National Association of Corporate Directors (NACD - USA)
Indeed, the boardroom is no longer as cozy as it may have been in times gone by, and directors are required to constantly have their finger on the “pulse of the business”. This requires the board - namely the executive and the non-executive directors - to fully understand all the existing and likely key risks that may affect the organisation in both its local and its international operations, as the case may be.
In order to fulfil one’s role as a director, it is important to note that a director’s fiduciary duties owed toward the organisation is not limited merely to being honest and behaving without conflict. A director’s role includes performing in the best interests of the organisation, not least also taking cognisance of the many additional duties contained in statute, as well as those contained in contracts and other key documents that have direct bearing upon the organisation and its directors.
The activities of the chairman and the board of directors, who are ultimately accountable for setting the strategic direction and the organisation’s risk appetite and risk tolerance levels, can be rightly compared to a war general preparing for battle. With the ever-increasing globalisation and where traditional business boundaries have long disappeared, the competition for business success demands agile directors who are able to draw upon the best of their individual and joint experience. For this to happen, it is imperative for the board to unite as a team so that there is truly a more “connected front” with functional thinking and professional behaviour among all the members.
With a united and collaborative board, there is a far greater chance that the team members will begin to understand the organisation’s group wide risks much better, instead of their past practices where their specialist knowledge was contained to only one area of the business. There are many examples that prove the notion that “two heads are better than one”, suggesting that some tasks may be more easily accomplished where teaming occurs. Similarly, knowing the extent to which an organisation is exposed to voluminous risk - not least of all legislative and regulatory risks - it is essential that the board of directors share their information and knowledge among each other, as well as the executive, in order to improve the organisation’s risk mitigation strategies. Indeed, while this unselfish behaviour is expected of the board as its serves the organisation and its shareholders, it also goes a long way to ensure the organisation and its incumbents operate more effectively and efficiently.
While teaming in the boardroom will go a long way to gain an understanding of the organisation’s risk universe, it is just as important knowing how the organisation’s risk strategy will be framed for execution between the board and the executive. Here many factors need careful consideration; and a Corporate Governance Framework® is undoubtedly the most logical starting point in determining who the actors are, and what is expected of them. Naturally there’s the board and the executive, being the main actors of accountability and responsibility; but there is also government, civil society and the organisation’s stakeholders who also feature when determining and mitigating the various risks to which an organisation is exposed. Understanding these issues requires an infinite understanding of the organisation and its business, as well as putting in the necessary time to factor the expectations and challenges of the organisation’s supply chain and markets. Indeed, an idle director, or one who does not rise to the challenges of the organisation is simply creating an additional burden for the organisation and the board itself. These directors ought to be dealt with vigorously.

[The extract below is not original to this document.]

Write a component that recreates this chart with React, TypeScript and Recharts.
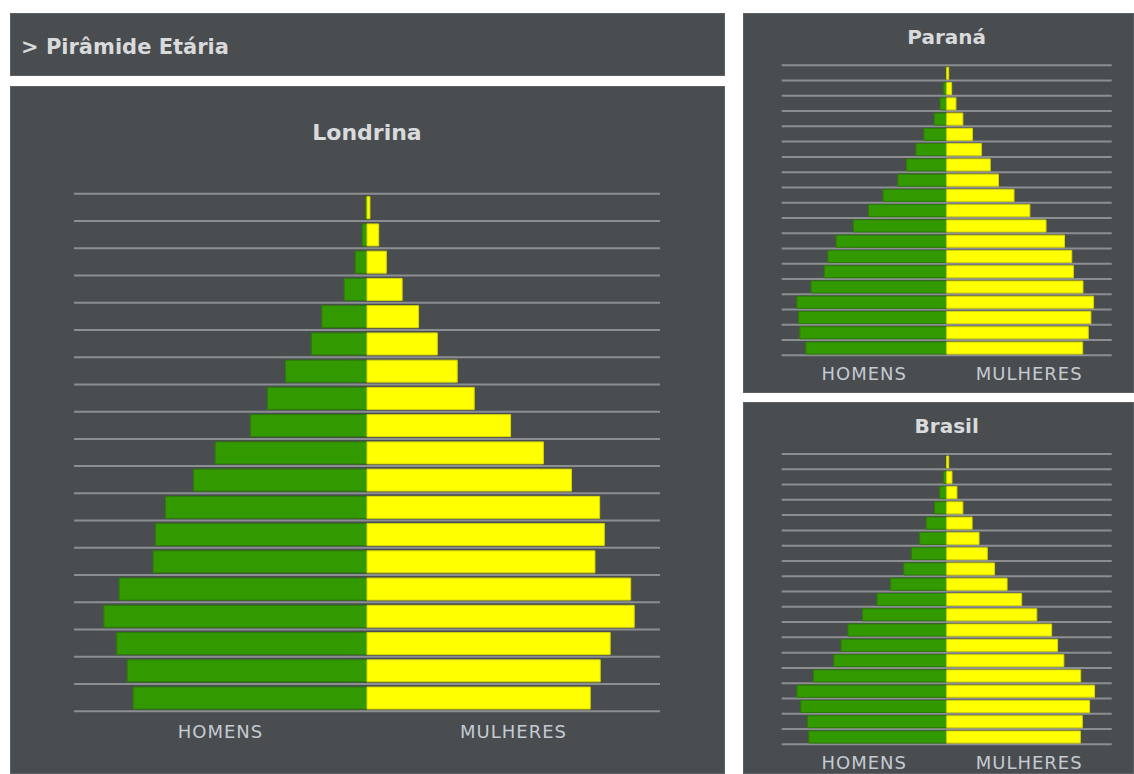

“Governance and leadership are the yin and the yang of successful organisations. If you have leadership without governance you risk tyranny, fraud and personal fiefdoms. If you have governance without leadership you risk atrophy, bureaucracy and indifference.”
Mark Goyder (Director of Tomorrow's Company)
If the board is not on top of its risks, the organisation is most certainly in dangerous territory and poor risk decision-making will inevitably lead to disastrous outcomes where certain trade-offs will be required. Of course the trade-offs could be small, but in most instances they are usually of such a nature where the board would prefer it not being publicised. Matters of this nature were much easier to deal with prior to the introduction of the organisation’s requirement to produce an annual Integrated Report. As most large organisations including government and state owned companies have now been compelled to produce their annual Integrated Reports, any attempts in not disclosing poor risk decisions in an Integrated Report - and their associated outcomes - is most certainly not desirable, neither prudent (for all the reasons we have come to understand through applied good governance).
There is no doubt that each member of a board, as well as those who also serve on the board’s sub-committees, will need to re-consider their roles and efforts to address the ever-increasing risks of the organisation. Expecting the executive alone to deal with this so-called “operational issue” is most certainly short-sighted. A careful selection of the organisation’s non-executive directors will greatly assist this intricate job, and the board will need to earnestly consider the manner in which it approaches the organisation’s risk, not least also the role HR should play in selecting non-executive directors who are actually capable of adding value to this critical function.
An overly cautious board, or a board that is generally uninformed of the organisation’s risks, could lead to limited organisational growth with minimised profit taking. Indeed, this position could be intended and in which case the associated impacts would be expected. But what would be the case if the shareholders were not aware of how the board may have been divided on its risk making decisions, or if members of the board were not up to the task of participating in these decisions and the outcomes were quite the opposite of what shareholders were expecting? Sure, there’s no doubt that profits would have been negatively impacted in these circumstances; but in today’s highly competitive world, there’s also no doubt that various non-performing board members would also have been fired.